Turborepo uses a data structure called a directed acyclic graph (DAG) (opens in a new tab) to understand your repository and its tasks. A graph is made up of "nodes" and "edges". In our Task Graph, the nodes are tasks and the edges are the the dependencies between tasks. A directed graph indicates that the edges connecting each node have a direction, so if Task A points to Task B, we can say that Task A depends on Task B. The direction of the edge depends on which task depends on which.

For example, let's say you have a monorepo with an application apps/web that depends on two packages: @repo/ui and @repo/utils:

my-monorepo
└─ apps
 └─ web
└─ packages
 └─ ui
 └─ utils

And a build task that depends on ^build:

{
  "pipeline": {
    "build": {
      "dependsOn": ["^build"]
    }
  }
}

Turborepo will build a task graph like this:

Task graph visualization. The diagram has one node at the top named "apps/web" with two lines that connect to other nodes, "packages/ui" and "packages/utils" respectively.

Transit Nodes

A challenge when building a Task Graph is handling nested dependencies. For example, let's say your monorepo has a docs app that depends on the ui package, which depends on the core package:

my-monorepo
└─ apps
 └─ docs
└─ packages
 └─ ui
 └─ core

Let's assume the docs app and the core package each have a build task, but the ui package does not. You also have a turbo.json that configures the build task the same way as above with "dependsOn": ["^build"]. When you run turbo run build, what would you expect to happen?

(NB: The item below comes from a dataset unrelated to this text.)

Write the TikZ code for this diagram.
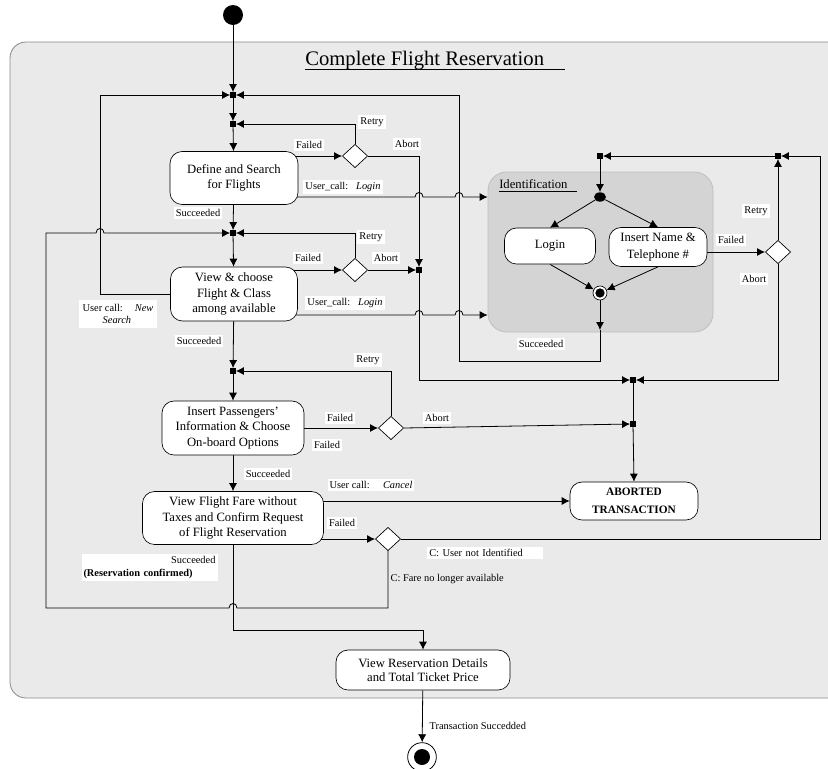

Turborepo will build this Task Graph:

A Task Graph visualization with a Transit Node. The diagram has one node at the top named "apps/doc" with a line that connects to a "packages/ui" node. This node does not have a "build" task. The "packages/ui" node has another line to a "packages/core" node that does have a "build" task.

You can think of this graph in a series of steps:

  • The docs app only depends on ui.
  • The ui package does not have a build script.
  • The ui package's dependencies have a build script, so the task graph knows to include those.

Turborepo calls the ui package a Transit Node in this scenario, because it doesn't have its own build script. Since it doesn't have a build script, Turborepo won't execute anything for it, but it's still part of the graph for the purpose of including its own dependencies.

What if we didn't include Transit Nodes in the graph?

In the example above, we're including the ui node (and its dependencies) in the Task Graph. This is an important distinction to make sure that Turborepo misses the cache when you'd expect.

If the default was to exclude Transit Nodes, a source code change in the core package would not invalidate the cache for the docs app for turbo run build, using stale code from previous iterations of your core package.

Transit Nodes as entry points

What if the docs/ package didn't implement the build task? What would you expect to happen in this case? Should the ui and core packages still execute their build tasks? Should anything happen here?

Turborepo's mental model is that all nodes in the Task Graph are the same. In other words, Transit Nodes are included in the graph regardless of where they appear in the graph. This model can have unexpected consequences. For example, let's say you've configured your build task to depend on ^test:

{
  "pipeline": {
    "build": {
      "dependsOn": ["^test"]
    }
  }
}

Let's say your monorepo has many apps and many packages. All packages have test tasks, but only one app have a build task. Turborepo's mental model says that when you run turbo run build, even if an app doesn't implement build the test task of all packages that are dependencies will show up in the graph.